▶ Records with drawing code:
--------

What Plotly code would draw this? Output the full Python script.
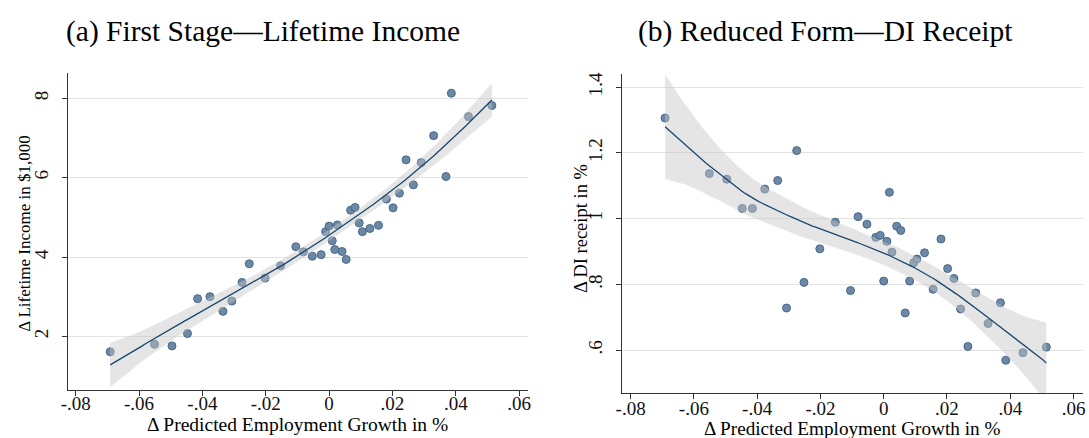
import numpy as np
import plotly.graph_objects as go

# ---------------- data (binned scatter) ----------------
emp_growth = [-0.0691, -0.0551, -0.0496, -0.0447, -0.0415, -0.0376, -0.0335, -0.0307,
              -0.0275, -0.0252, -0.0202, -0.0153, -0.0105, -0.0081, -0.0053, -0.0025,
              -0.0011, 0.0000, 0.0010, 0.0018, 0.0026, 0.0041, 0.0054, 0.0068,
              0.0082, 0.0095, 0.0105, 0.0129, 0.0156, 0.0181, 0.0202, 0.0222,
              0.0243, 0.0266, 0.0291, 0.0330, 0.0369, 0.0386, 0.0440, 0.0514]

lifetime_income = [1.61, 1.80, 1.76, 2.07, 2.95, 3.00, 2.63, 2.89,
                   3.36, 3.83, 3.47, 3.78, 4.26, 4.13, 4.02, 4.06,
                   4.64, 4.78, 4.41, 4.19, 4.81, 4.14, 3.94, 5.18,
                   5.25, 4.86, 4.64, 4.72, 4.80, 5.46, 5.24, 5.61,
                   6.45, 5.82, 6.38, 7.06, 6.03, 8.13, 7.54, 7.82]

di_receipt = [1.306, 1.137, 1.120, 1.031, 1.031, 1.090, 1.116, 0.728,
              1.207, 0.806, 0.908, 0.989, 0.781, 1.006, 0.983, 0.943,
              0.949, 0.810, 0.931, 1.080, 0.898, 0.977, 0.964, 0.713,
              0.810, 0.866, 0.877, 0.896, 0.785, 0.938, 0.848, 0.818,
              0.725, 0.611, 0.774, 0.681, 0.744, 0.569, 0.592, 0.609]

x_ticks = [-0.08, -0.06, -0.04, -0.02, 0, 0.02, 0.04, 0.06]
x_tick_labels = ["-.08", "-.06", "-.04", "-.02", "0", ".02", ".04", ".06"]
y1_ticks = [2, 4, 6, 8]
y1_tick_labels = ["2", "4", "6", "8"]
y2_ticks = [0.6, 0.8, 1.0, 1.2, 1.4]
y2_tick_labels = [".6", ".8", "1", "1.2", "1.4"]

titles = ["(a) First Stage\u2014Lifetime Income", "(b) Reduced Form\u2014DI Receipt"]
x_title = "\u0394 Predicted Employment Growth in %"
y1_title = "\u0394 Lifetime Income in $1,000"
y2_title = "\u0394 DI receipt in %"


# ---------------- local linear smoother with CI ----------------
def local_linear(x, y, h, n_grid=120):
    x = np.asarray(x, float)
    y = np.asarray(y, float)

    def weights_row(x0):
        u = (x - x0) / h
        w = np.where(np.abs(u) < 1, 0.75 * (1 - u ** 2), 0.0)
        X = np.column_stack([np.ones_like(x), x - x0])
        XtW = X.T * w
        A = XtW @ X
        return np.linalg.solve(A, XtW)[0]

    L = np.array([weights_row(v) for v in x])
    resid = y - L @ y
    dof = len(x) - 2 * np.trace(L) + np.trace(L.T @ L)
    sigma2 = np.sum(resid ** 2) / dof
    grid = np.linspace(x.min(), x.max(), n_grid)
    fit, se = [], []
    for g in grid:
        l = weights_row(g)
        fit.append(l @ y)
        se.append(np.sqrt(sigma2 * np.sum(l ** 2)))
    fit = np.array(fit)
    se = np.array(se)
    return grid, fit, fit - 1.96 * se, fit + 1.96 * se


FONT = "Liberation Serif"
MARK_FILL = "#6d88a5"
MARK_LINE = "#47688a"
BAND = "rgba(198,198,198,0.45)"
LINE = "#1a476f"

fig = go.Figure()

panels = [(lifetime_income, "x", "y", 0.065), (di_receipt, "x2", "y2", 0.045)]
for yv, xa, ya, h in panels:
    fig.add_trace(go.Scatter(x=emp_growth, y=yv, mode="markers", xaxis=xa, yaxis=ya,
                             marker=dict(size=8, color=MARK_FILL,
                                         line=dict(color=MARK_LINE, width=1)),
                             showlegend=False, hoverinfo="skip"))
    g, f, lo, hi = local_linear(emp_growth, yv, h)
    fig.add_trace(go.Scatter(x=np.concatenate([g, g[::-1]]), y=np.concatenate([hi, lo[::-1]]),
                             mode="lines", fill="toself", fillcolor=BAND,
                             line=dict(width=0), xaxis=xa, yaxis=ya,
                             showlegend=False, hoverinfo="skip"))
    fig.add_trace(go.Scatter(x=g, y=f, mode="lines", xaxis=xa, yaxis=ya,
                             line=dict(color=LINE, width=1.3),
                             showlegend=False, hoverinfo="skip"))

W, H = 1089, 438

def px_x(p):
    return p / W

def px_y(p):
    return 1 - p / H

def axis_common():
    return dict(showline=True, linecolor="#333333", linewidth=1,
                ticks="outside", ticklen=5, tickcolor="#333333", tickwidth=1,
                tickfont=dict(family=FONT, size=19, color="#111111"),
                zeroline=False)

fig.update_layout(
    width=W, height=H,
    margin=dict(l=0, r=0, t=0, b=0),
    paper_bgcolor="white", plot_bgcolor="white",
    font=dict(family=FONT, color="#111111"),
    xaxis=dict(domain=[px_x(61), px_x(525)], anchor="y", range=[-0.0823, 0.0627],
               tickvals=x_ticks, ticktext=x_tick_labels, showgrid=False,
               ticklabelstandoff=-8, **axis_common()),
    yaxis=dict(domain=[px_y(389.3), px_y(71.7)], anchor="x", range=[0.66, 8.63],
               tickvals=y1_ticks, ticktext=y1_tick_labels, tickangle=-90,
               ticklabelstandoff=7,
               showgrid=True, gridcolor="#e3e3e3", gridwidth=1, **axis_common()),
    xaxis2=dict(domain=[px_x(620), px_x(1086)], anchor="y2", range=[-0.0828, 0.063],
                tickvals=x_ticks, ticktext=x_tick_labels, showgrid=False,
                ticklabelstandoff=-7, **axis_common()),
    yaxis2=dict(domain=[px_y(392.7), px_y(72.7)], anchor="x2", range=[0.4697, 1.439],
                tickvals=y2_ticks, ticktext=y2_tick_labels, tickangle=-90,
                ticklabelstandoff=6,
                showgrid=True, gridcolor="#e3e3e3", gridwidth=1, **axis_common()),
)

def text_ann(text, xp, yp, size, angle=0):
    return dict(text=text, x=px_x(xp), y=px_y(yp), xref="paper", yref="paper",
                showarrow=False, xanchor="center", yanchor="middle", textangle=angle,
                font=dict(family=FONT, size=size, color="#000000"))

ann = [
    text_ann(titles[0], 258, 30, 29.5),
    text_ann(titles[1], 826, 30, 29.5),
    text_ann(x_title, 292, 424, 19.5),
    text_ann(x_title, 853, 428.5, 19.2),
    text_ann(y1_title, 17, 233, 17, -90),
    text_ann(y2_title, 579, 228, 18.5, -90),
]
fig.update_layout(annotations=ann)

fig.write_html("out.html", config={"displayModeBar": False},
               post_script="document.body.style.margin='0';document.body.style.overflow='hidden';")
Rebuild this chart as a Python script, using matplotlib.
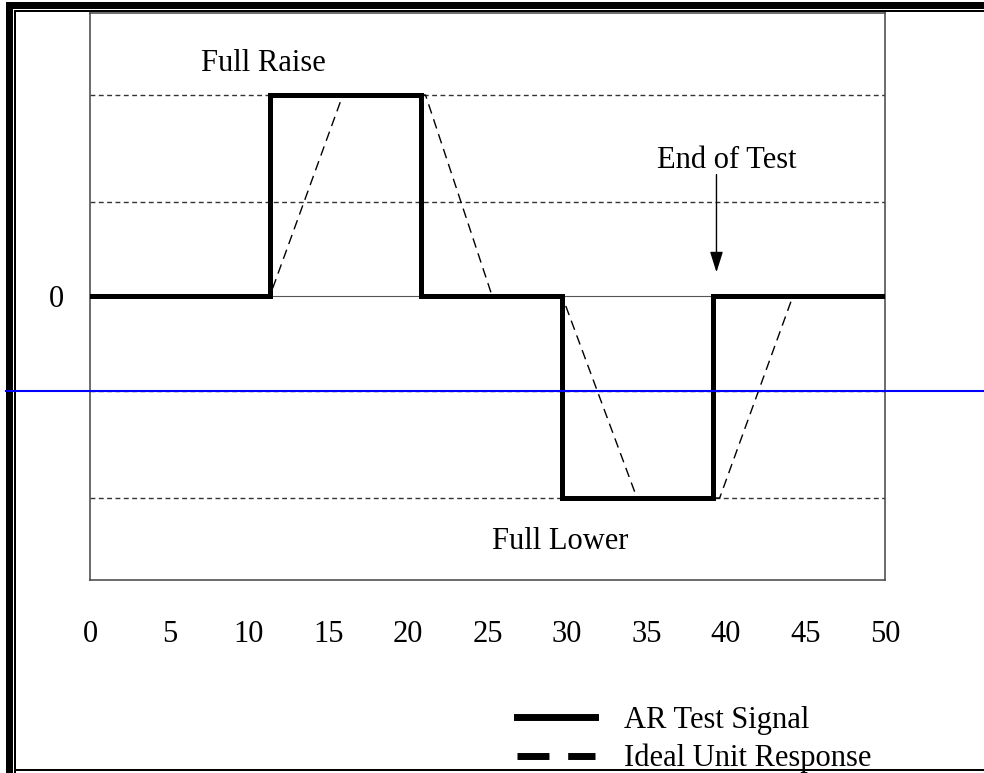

--------

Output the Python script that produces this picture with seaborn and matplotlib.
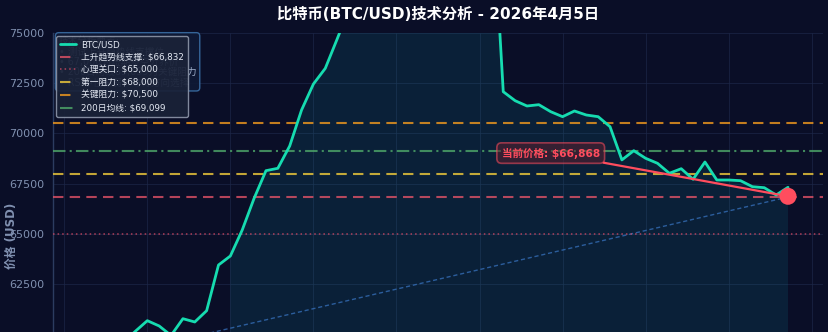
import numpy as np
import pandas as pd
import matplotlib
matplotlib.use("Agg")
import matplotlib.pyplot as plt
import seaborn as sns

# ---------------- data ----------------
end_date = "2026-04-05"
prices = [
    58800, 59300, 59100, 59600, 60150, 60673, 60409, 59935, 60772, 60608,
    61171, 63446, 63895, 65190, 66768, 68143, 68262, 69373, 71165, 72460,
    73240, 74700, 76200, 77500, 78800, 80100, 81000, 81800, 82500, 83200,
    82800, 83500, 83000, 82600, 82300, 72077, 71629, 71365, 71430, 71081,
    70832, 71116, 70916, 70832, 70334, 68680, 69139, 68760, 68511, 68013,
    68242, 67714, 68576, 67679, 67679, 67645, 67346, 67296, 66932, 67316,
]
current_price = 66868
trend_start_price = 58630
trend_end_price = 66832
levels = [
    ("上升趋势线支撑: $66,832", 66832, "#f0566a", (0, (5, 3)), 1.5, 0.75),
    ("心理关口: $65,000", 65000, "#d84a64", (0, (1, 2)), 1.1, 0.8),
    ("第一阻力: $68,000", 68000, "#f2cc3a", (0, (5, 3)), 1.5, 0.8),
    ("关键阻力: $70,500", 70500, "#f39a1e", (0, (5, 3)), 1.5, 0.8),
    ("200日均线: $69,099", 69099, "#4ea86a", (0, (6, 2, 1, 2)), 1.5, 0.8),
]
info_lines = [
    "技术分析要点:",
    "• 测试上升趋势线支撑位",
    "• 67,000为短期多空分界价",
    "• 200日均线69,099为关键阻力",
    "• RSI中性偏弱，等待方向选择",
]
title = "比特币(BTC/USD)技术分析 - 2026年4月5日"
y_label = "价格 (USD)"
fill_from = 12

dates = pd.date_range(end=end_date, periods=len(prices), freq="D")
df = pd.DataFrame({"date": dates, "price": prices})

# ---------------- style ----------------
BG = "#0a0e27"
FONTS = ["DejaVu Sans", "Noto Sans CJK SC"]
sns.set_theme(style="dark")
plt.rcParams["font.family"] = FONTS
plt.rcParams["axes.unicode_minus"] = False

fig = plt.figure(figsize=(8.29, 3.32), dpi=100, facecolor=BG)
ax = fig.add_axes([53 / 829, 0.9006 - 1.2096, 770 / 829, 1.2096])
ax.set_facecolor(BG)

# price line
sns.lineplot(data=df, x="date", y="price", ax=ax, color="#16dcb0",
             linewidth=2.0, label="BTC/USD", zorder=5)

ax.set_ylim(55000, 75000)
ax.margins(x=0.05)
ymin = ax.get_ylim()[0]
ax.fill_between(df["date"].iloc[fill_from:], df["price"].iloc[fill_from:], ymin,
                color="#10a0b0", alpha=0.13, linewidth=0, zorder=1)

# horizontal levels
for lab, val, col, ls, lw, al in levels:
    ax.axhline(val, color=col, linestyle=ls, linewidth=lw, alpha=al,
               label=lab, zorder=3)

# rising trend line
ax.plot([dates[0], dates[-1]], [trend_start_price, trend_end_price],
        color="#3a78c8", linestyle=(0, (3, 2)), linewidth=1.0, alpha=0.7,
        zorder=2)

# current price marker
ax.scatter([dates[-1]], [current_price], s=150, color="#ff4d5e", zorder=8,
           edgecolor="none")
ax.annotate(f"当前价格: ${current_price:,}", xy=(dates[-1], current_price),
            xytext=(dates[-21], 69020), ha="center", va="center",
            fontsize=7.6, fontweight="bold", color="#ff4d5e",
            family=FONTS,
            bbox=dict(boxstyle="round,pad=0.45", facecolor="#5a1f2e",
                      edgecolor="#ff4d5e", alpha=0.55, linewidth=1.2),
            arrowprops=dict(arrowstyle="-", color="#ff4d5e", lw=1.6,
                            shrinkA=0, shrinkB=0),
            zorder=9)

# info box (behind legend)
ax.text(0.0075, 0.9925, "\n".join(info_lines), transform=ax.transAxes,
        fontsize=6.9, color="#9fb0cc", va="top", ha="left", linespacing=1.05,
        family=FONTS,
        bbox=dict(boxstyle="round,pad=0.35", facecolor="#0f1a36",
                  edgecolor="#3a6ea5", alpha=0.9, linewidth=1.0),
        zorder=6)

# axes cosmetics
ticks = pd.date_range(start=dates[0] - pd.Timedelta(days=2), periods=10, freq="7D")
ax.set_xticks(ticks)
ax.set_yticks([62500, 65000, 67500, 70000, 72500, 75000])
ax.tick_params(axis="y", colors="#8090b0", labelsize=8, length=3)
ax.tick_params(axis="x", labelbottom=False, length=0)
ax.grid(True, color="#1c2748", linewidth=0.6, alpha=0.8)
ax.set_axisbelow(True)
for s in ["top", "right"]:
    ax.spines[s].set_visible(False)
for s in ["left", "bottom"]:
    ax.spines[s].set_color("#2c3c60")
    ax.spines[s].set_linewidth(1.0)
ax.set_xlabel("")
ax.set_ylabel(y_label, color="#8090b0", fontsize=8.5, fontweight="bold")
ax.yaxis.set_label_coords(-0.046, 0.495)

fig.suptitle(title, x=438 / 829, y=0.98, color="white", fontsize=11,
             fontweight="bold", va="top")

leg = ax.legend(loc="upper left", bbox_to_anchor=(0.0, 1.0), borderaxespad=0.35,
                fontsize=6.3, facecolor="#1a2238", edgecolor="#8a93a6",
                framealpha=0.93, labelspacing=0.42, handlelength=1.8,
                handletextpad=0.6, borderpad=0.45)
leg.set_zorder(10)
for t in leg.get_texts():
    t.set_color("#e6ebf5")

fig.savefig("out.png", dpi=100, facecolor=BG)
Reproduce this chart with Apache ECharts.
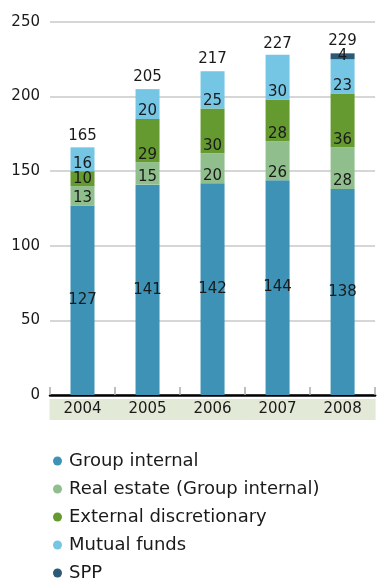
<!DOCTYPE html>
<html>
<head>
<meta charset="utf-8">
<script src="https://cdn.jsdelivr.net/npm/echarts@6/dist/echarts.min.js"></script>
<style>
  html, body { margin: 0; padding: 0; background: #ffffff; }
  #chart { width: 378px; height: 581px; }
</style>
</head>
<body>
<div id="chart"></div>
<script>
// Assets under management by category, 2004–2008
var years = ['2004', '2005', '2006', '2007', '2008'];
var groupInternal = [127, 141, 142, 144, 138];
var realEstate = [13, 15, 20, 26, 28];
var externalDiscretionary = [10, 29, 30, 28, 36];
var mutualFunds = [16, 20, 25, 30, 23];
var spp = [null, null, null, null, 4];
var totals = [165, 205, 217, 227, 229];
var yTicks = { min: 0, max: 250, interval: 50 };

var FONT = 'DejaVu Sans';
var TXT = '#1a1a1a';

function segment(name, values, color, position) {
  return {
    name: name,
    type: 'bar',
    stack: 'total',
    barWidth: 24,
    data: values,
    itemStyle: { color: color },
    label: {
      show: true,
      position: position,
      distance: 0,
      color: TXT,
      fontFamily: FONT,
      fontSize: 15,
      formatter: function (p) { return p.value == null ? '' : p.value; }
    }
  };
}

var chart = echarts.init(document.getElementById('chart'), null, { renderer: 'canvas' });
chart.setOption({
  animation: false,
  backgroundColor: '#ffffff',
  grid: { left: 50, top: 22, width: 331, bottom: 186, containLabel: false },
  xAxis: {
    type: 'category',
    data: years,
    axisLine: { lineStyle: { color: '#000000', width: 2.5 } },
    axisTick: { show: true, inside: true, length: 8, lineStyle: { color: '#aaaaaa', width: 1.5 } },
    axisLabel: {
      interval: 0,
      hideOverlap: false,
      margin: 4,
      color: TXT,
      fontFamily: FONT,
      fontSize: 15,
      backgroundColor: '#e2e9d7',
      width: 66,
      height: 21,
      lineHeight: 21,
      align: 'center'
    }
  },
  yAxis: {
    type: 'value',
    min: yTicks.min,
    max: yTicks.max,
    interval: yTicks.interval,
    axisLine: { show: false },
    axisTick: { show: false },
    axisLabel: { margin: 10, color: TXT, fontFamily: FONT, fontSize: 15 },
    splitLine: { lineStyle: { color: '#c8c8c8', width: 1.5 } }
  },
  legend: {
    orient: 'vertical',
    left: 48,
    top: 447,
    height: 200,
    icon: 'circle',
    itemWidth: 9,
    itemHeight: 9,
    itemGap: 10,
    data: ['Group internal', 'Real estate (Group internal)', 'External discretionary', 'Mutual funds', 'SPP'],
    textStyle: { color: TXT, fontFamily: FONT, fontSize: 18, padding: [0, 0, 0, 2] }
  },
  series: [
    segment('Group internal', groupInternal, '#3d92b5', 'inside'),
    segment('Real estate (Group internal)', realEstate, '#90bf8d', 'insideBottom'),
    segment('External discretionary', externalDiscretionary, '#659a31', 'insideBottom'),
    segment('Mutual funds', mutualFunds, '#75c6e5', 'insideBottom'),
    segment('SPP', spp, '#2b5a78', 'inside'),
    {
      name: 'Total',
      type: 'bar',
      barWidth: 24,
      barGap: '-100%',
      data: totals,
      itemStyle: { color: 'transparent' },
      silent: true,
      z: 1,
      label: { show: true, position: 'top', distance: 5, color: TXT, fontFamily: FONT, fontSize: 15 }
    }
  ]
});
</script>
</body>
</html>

--------

▶ EXERCISE DIRECTIONS: Above are some records. Reproduce the lines from the one with "What Plotly code" down to the one with "0.0243, 0.0266, 0.0291, 0.0330, 0.0369, 0.0386, 0.0440, 0.0514]", keeping both, and leave every picture out.

▶ RESULT OF THIS EXERCISE:
What Plotly code would draw this? Output the full Python script.
import numpy as np
import plotly.graph_objects as go

# ---------------- data (binned scatter) ----------------
emp_growth = [-0.0691, -0.0551, -0.0496, -0.0447, -0.0415, -0.0376, -0.0335, -0.0307,
              -0.0275, -0.0252, -0.0202, -0.0153, -0.0105, -0.0081, -0.0053, -0.0025,
              -0.0011, 0.0000, 0.0010, 0.0018, 0.0026, 0.0041, 0.0054, 0.0068,
              0.0082, 0.0095, 0.0105, 0.0129, 0.0156, 0.0181, 0.0202, 0.0222,
              0.0243, 0.0266, 0.0291, 0.0330, 0.0369, 0.0386, 0.0440, 0.0514]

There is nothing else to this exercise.